3. Make sure you have the required CSV files in the `URLS` directory.

## Usage

### URLS Scraper

1. Open `URLS Scraper.ipynb` to run the script that processes multiple CSV files in the `URLS` directory, concatenates them, and saves the combined URLs to `combined_urls.csv`.
2. The script then extracts URLs from `combined_urls.csv` and saves them to `urls.csv`.

### Product Scraper

1. Open `Product Scraper.ipynb` to run the script that reads URLs from `urls.csv` and scrapes product details.
2. The script utilizes BeautifulSoup to parse HTML content and extract relevant product information such as title, price, images, and descriptions.

## Features

- **Data Aggregation**: Combining multiple CSV files into a single DataFrame while maintaining data integrity.
- **Web Scraping**: Handling dynamic web content and possible changes in website structure.
- **Error Handling**: Managing HTTP errors and ensuring the script continues to run smoothly.

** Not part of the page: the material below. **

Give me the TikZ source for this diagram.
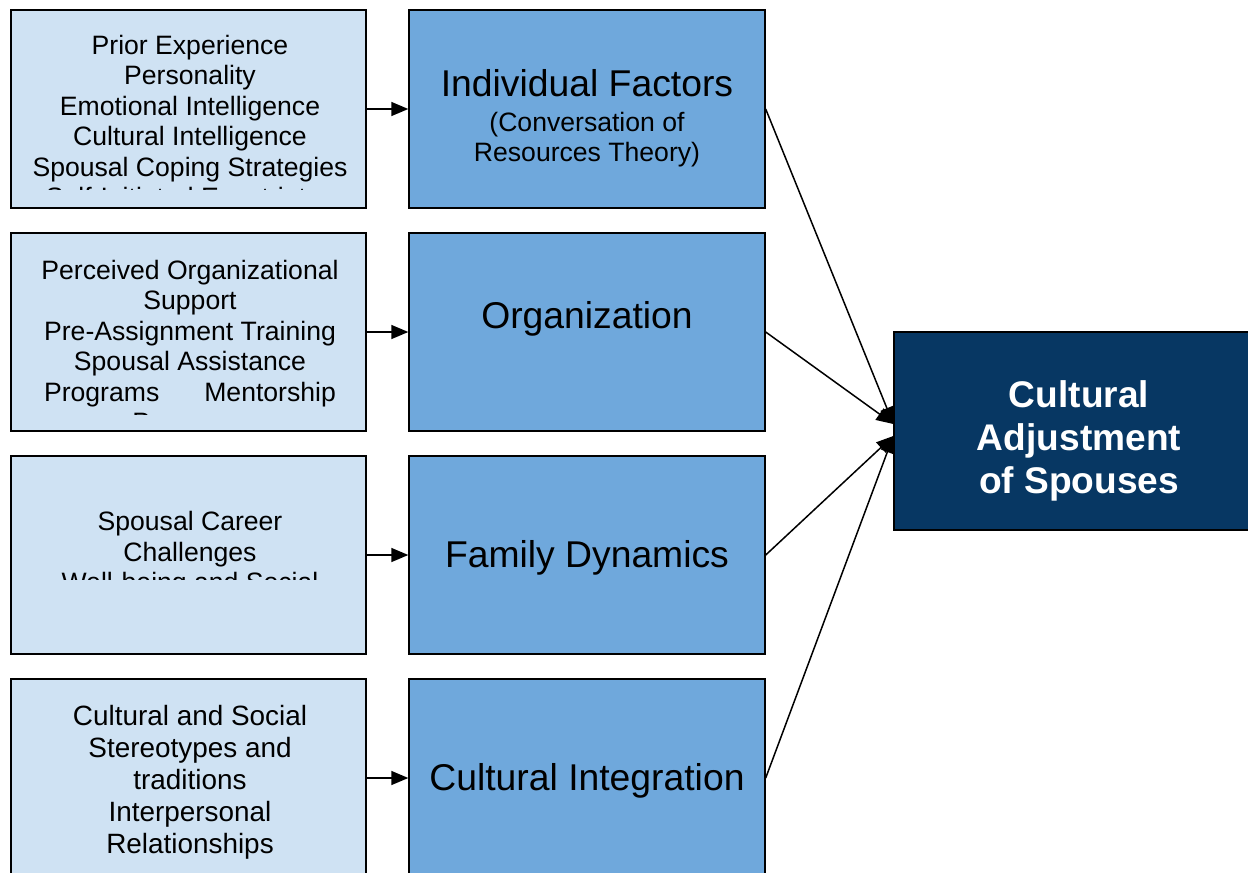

- **Efficient Data Handling**: Used `pandas` to efficiently read, concatenate, and save CSV files.
- **Robust Web Scraping**: Implemented functions to handle HTTP requests and parse HTML with BeautifulSoup, ensuring data is extracted even if some pages do not follow the expected structure.
- **Error Management**: Added try-except blocks to catch and log HTTP errors, allowing the script to skip problematic URLs and continue processing others.

- **Data Consistency**: Ensuring all CSV files have a consistent format and contain valid URLs.
- **Website Variability**: Handling variations in web page design that could affect scraping logic.
- **Performance**: Optimizing the script to handle large datasets and multiple HTTP requests efficiently.